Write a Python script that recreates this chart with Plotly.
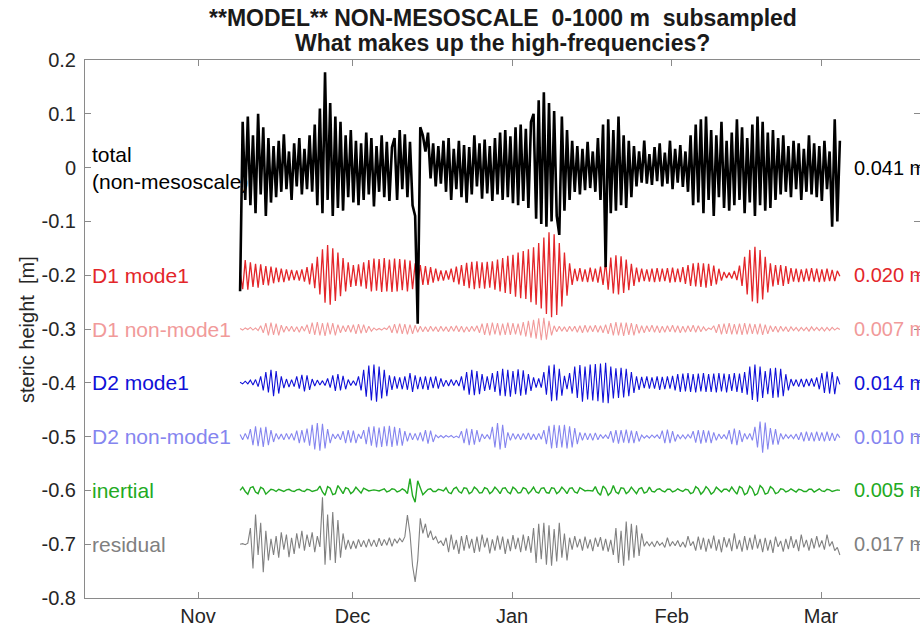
import pandas as pd
import plotly.graph_objects as go

# ---- data (steric-height anomalies in mm, 12-hourly samples from 2011-11-09) ----
start = "2011-11-09 04:00"
labels = ["total<br>(non-mesoscale)", "D1 mode1", "D1 non-mode1", "D2 mode1",
          "D2 non-mode1", "inertial", "residual"]
rms_text = ["0.041 m", "0.020 m", "0.007 m", "0.014 m", "0.010 m", "0.005 m", "0.017 m"]
offsets = [0.0, -0.2, -0.3, -0.4, -0.5, -0.6, -0.7]
colors = ["#000000", "#e3262a", "#f19a9a", "#1010d8", "#8585ef", "#22aa22", "#808080"]

total = [
    -230, 85, -60, 95, -70, 60, -85, 100, -50, 75, -90, 55, -65, 40, -55, 50, -45, 62, -40, 30,
    -60, 45, -35, 55, -50, 35, -40, 60, -45, 80, -70, 110, -85, 177, -60, 120, -90, 95, -75, 85,
    -80, 60, -55, 70, -65, 50, -70, 45, -60, 65, -50, 55, -72, 40, -45, 60, -55, 48, -62, 38,
    55, -60, 70, -40, 62, -55, 48, -70, -90, -290, 75, 60, 30, 65, -20, 45, -35, 40, -30, 50,
    -45, 55, -60, 35, -40, 50, -55, 42, -65, 38, -50, 60, -35, 45, -58, 52, -48, 40, -62, 55,
    -50, 65, -60, 70, -55, 58, -66, 75, -70, 80, -62, 72, -75, 85, 100, -95, 125, -105, 140, -110,
    120, -100, 105, -90, -125, 95, -80, 70, -60, 50, -45, 40, -50, 35, -42, 48, -38, 30, -45, 55,
    -60, 80, -185, 90, -85, 70, -80, 95, -70, 60, -75, 50, -55, 40, -35, 30, -28, 50, -30, 25,
    -32, 38, -25, 45, -35, 28, -30, 50, -40, 35, -28, 42, -36, 30, -45, 60, -70, 80, -65, 90,
    -85, 95, -60, 70, -90, 60, -55, 85, -75, 50, -80, 65, -70, 90, -60, 75, -85, 55, -65, 80,
    -90, 95, -70, 85, -80, 65, -75, 70, -60, 55, -50, 60, -45, 40, -55, 50, -40, 45, -60, 35,
    -45, 60, -50, 45, -55, 40, -62, 50, -40, 30, -110, 90, -100, 50]

d1_mode1 = [
    5, -26, 28, -27, 24, -22, 21, -23, 20, -18, 17, -19, 16, -15, 14, -13, 12, -13, 11, -10,
    10, -9, 9, -10, 11, -12, 15, -17, 22, -24, 34, -36, 48, -51, 56, -55, 50, -48, 42, -39,
    32, -30, 24, -22, 19, -20, 20, -21, 24, -25, 28, -30, 31, -29, 30, -31, 32, -30, 29, -31,
    31, -30, 30, -28, 29, -30, 27, -26, 22, -20, 19, -18, 17, -18, 15, -14, 12, -11, 9, -10,
    9, -8, 12, -13, 16, -17, 19, -20, 23, -24, 25, -26, 26, -24, 24, -25, 25, -23, 26, -27,
    29, -30, 32, -33, 36, -35, 38, -40, 42, -43, 45, -44, 48, -50, 52, -55, 60, -62, 70, -72,
    80, -78, 76, -74, 60, -58, 42, -38, 22, -18, 12, -11, 13, -12, 11, -13, 14, -12, 12, -14,
    16, -18, 25, -27, 33, -34, 37, -36, 35, -33, 29, -28, 21, -20, 14, -13, 12, -11, 11, -12,
    12, -13, 13, -12, 12, -11, 13, -14, 14, -13, 12, -13, 15, -16, 19, -20, 22, -21, 23, -22,
    22, -23, 21, -20, 18, -17, 12, -10, 6, -5, 5, -6, 8, -9, 18, -20, 34, -36, 47, -49,
    53, -52, 47, -45, 34, -32, 22, -21, 19, -18, 19, -20, 17, -16, 13, -12, 12, -13, 11, -12,
    12, -11, 13, -12, 12, -13, 11, -12, 12, -11, 10, -11, 8, -2]

d1_nonmode1 = [
    1, -2, 2, -1, 3, -2, 2, -3, 6, -7, 11, -12, 12, -11, 10, -12, 7, -6, 5, -4,
    5, -5, 4, -6, 5, -4, 8, -9, 12, -11, 13, -12, 11, -13, 12, -10, 11, -12, 8, -7,
    6, -5, 7, -6, 8, -9, 9, -8, 8, -7, 5, -4, 2, -2, 1, -2, 2, -1, 6, -7,
    9, -8, 10, -9, 9, -10, 8, -9, 7, -6, 5, -5, 4, -5, 5, -4, 4, -5, 5, -4,
    4, -5, 5, -4, 6, -5, 5, -6, 4, -5, 5, -4, 6, -7, 10, -11, 11, -12, 12, -10,
    11, -12, 10, -11, 12, -11, 11, -10, 10, -12, 13, -14, 15, -16, 17, -18, 20, -21, 21, -20,
    15, -12, 6, -5, 5, -4, 4, -5, 5, -4, 5, -6, 6, -7, 7, -6, 6, -5, 7, -6,
    6, -7, 8, -9, 11, -12, 13, -12, 12, -13, 12, -11, 11, -12, 9, -8, 6, -7, 6, -5,
    7, -6, 6, -7, 5, -6, 6, -5, 7, -6, 6, -7, 5, -6, 6, -5, 7, -6, 6, -5,
    4, -3, 2, -1, 6, -7, 9, -10, 10, -9, 11, -10, 9, -10, 10, -11, 11, -10, 10, -9,
    9, -10, 10, -11, 8, -9, 6, -5, 5, -6, 5, -4, 4, -5, 4, -3, 3, -4, 3, -3,
    3, -4, 4, -3, 3, -3, 3, -4, 3, -3, 3, -2, 2, -1]

d2_mode1 = [
    1, -2, 3, -2, 5, -4, 6, -7, 12, -14, 20, -18, 24, -25, 22, -20, 12, -10, 7, -8,
    6, -7, 12, -11, 15, -16, 14, -13, 7, -6, 5, -4, 4, -5, 8, -9, 14, -15, 16, -14,
    13, -12, 6, -5, 4, -5, 12, -14, 24, -26, 32, -33, 34, -35, 30, -29, 24, -25, 14, -13,
    12, -11, 10, -12, 12, -13, 18, -17, 14, -12, 11, -12, 12, -13, 11, -10, 12, -11, 8, -7,
    5, -6, 6, -5, 5, -6, 12, -14, 20, -22, 24, -23, 22, -21, 16, -15, 12, -13, 18, -17,
    22, -24, 26, -25, 24, -26, 22, -21, 25, -24, 23, -22, 16, -15, 10, -9, 8, -9, 20, -22,
    32, -34, 34, -33, 26, -24, 13, -12, 18, -20, 30, -28, 33, -35, 30, -31, 34, -33, 35, -34,
    36, -37, 37, -38, 30, -29, 27, -28, 28, -27, 26, -25, 20, -19, 12, -13, 11, -10, 12, -11,
    10, -11, 12, -13, 11, -12, 12, -11, 13, -14, 16, -17, 17, -16, 18, -17, 16, -18, 17, -16,
    18, -17, 16, -17, 17, -18, 18, -16, 17, -18, 16, -15, 18, -17, 17, -19, 20, -22, 30, -32,
    34, -35, 30, -28, 22, -21, 27, -28, 28, -27, 26, -25, 16, -14, 7, -6, 6, -7, 7, -8,
    7, -6, 8, -7, 10, -12, 18, -19, 21, -20, 20, -21, 12, -3]

d2_nonmode1 = [
    4, -6, 6, -5, 14, -16, 19, -18, 17, -19, 18, -16, 12, -10, 6, -5, 5, -6, 6, -5,
    6, -7, 11, -12, 12, -11, 15, -17, 22, -24, 25, -26, 24, -22, 14, -12, 5, -4, 5, -6,
    10, -12, 12, -11, 11, -12, 5, -4, 12, -14, 18, -17, 19, -20, 17, -19, 19, -18, 20, -19,
    18, -17, 16, -17, 10, -9, 7, -6, 6, -7, 8, -9, 12, -13, 11, -10, 3, -2, 2, -2,
    2, -1, 2, -2, 1, -2, 10, -12, 15, -16, 14, -15, 12, -10, 5, -4, 4, -5, 18, -20,
    25, -24, 22, -21, 8, -7, 6, -5, 5, -6, 6, -5, 7, -6, 5, -6, 6, -5, 12, -14,
    20, -22, 22, -21, 21, -20, 22, -22, 19, -20, 16, -14, 8, -7, 7, -6, 6, -7, 7, -6,
    4, -3, 3, -4, 10, -11, 12, -13, 12, -11, 13, -12, 11, -12, 10, -9, 3, -3, 2, -3,
    3, -2, 3, -4, 11, -12, 13, -12, 10, -9, 4, -4, 3, -4, 4, -3, 10, -11, 12, -13,
    12, -11, 11, -12, 8, -7, 5, -4, 4, -5, 12, -14, 15, -16, 12, -10, 6, -5, 6, -7,
    18, -20, 28, -30, 26, -24, 16, -15, 14, -15, 6, -5, 4, -3, 3, -4, 5, -6, 8, -9,
    9, -8, 8, -9, 9, -8, 8, -9, 9, -8, 7, -8, 5, -2]

inertial = [
    0, 6, -2, -7, 5, 7, -3, -6, 6, 3, -7, -2, 2, 1, -2, 2, 0, -2, 1, 2,
    -1, -2, 1, 2, -1, -2, 2, 1, -2, -1, 1, 8, -3, -9, 7, 4, -8, -6, 9, 2,
    -6, 5, 3, -6, -2, 6, 1, -5, 4, 2, -1, 0, 1, 0, -1, 1, 3, -3, -1, 3,
    2, -3, -1, 3, 0, -6, 22, -10, -22, 18, 6, -8, -3, 2, 3, -2, -2, 2, 1, -1,
    5, -4, -6, 3, 6, -2, -5, 5, 4, -6, -3, 6, 2, -5, -4, 5, 3, -6, -2, 6,
    1, -6, 4, 5, -3, -6, 6, 2, -5, -4, 5, 3, -6, -1, 6, -3, -5, 4, 5, -4,
    -5, 5, 4, -6, -2, 6, 1, -6, 4, 5, -3, -5, 5, 2, -1, 0, 0, -1, 7, -4,
    -9, 8, 3, -9, -4, 9, -3, -6, 5, 4, -6, -2, 6, 1, -6, 3, 5, -5, -3, 6,
    -2, -3, 2, 3, -1, -3, 2, 2, -3, -1, 3, 0, -2, 2, 1, -6, -4, 7, 3, -7,
    -2, 7, 2, -7, -3, 6, 1, -3, 2, 2, -2, 6, -1, -7, 7, 4, -8, -5, 8, 3,
    -9, -6, 9, 4, -7, -5, 7, 3, -6, -4, 3, 2, -3, -1, 3, 0, -3, 2, 1, -2,
    -2, 2, 2, -3, 0, 3, -1, -2, 2, 1, -2, -1, 1, 0]

residual = [
    0, 1, -1, 2, 30, -45, 55, -20, 40, -52, 25, -30, 10, -20, 15, -25, 22, -10, 18, -24,
    12, -18, 20, -8, 25, -12, 18, -5, 22, -15, 15, -5, 87, -38, 55, -30, 60, -35, 45, -25,
    20, -10, 8, -9, 6, -8, 9, -5, 7, -6, 10, -4, 8, -5, 11, -3, 9, -2, 12, -4,
    10, 2, 11, 4, 14, 54, 20, -40, -70, -30, 48, 20, 38, 12, 25, 8, 14, 2, 6, -3,
    12, -15, 18, -10, 8, -18, 15, -12, 17, -8, 10, -16, 14, -14, 18, -6, 12, -17, 9, -12,
    16, -10, 14, -18, 10, -13, 17, -9, 12, -15, 18, -12, 15, -16, 30, -35, 38, -28, 40, -38,
    35, -40, 28, -32, 40, -25, 20, -30, 12, -10, 15, -6, 10, -12, 14, -8, 9, -13, 12, -5,
    13, -12, 10, -14, 8, -20, 30, -35, 25, -40, 42, -30, 38, -25, 35, -22, 20, -4, 5, -3,
    4, -5, 6, -2, 3, -6, 12, -4, 5, -3, 7, -5, 4, -6, 15, -3, 5, -12, 14, -10,
    12, -14, 10, -8, 16, -12, 9, -15, 13, -6, 11, -13, 20, -9, 8, -14, 15, -11, 12, -10,
    18, -8, 10, -15, 12, -12, 8, -16, 14, -5, 6, -14, 10, -9, 15, -7, 9, -13, 18, -6,
    8, -12, 11, -8, 15, -6, 7, -10, 18, -4, 5, -12, -6, -20]

series = [total, d1_mode1, d1_nonmode1, d2_mode1, d2_nonmode1, inertial, residual]
widths = [2.6, 1.3, 1.1, 1.1, 1.1, 1.4, 1.1]

month_ticks = ["2011-11-01", "2011-12-01", "2012-01-01", "2012-02-01", "2012-03-01"]
month_text = ["Nov", "Dec", "Jan", "Feb", "Mar"]
y_ticks = [0.2, 0.1, 0.0, -0.1, -0.2, -0.3, -0.4, -0.5, -0.6, -0.7, -0.8]
y_text = ["0.2", "0.1", "0", "-0.1", "-0.2", "-0.3", "-0.4", "-0.5", "-0.6", "-0.7", "-0.8"]

FONT = "Liberation Sans, Arial, Helvetica, sans-serif"

fig = go.Figure()
order = [6, 5, 4, 3, 2, 1, 0]  # black total drawn on top
for k in order:
    vals = series[k]
    t = pd.date_range(start, periods=len(vals), freq="12h")
    y = [offsets[k] + v / 1000.0 for v in vals]
    fig.add_trace(go.Scatter(x=t, y=y, mode="lines",
                             line=dict(color=colors[k], width=widths[k]),
                             showlegend=False, hoverinfo="skip"))

# left labels and right rms labels
for k in range(7):
    fig.add_annotation(xref="paper", yref="y", x=0.006, y=offsets[k],
                       text=labels[k], showarrow=False, xanchor="left", yanchor="middle",
                       align="left", font=dict(family=FONT, size=21, color=colors[k]))
    fig.add_annotation(xref="paper", yref="y", x=0.918, y=offsets[k],
                       text=rms_text[k], showarrow=False, xanchor="left", yanchor="middle",
                       font=dict(family=FONT, size=20, color=colors[k]))

# title lines
fig.add_annotation(xref="paper", yref="paper", x=0.5, y=1.078,
                   text="<b>**MODEL** NON-MESOSCALE&nbsp; 0-1000 m&nbsp; subsampled</b>",
                   showarrow=False, xanchor="center", yanchor="middle",
                   font=dict(family=FONT, size=23, color="#1a1a1a"))
fig.add_annotation(xref="paper", yref="paper", x=0.5, y=1.0316,
                   text="<b>What makes up the high-frequencies?</b>",
                   showarrow=False, xanchor="center", yanchor="middle",
                   font=dict(family=FONT, size=23, color="#1a1a1a"))
# y axis title
fig.add_annotation(xref="paper", yref="paper", x=-0.0695, y=0.5,
                   text="steric height&nbsp; [m]", textangle=-90, showarrow=False,
                   xanchor="center", yanchor="middle",
                   font=dict(family=FONT, size=20, color="#262626"))

fig.update_layout(
    width=920, height=630,
    margin=dict(l=85, r=0, t=60, b=32),
    plot_bgcolor="white", paper_bgcolor="white",
    font=dict(family=FONT, size=20, color="#262626"),
    xaxis=dict(type="date", range=["2011-10-10 01:00", "2012-03-20 05:30"],
               tickvals=month_ticks, ticktext=month_text,
               ticks="inside", ticklen=6, tickcolor="#8a8a8a",
               showline=True, linecolor="#8a8a8a", linewidth=1, mirror="ticks",
               showgrid=False, zeroline=False,
               tickfont=dict(family=FONT, size=20, color="#262626")),
    yaxis=dict(range=[-0.8, 0.2], tickvals=y_ticks, ticktext=y_text,
               ticks="inside", ticklen=6, tickcolor="#8a8a8a",
               showline=True, linecolor="#8a8a8a", linewidth=1, mirror="ticks",
               showgrid=False, zeroline=False, ticklabelstandoff=4,
               tickfont=dict(family=FONT, size=20, color="#262626")),
)

fig.write_html("out.html")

—————

• WRITTEN REQUEST
The lines from the top of the data above through the one holding "import plotly.graph_objects as go" are to be repeated exactly, and only those, with no pictures.

• EXERCISE SOLUTION
Write a Python script that recreates this chart with Plotly.
import pandas as pd
import plotly.graph_objects as go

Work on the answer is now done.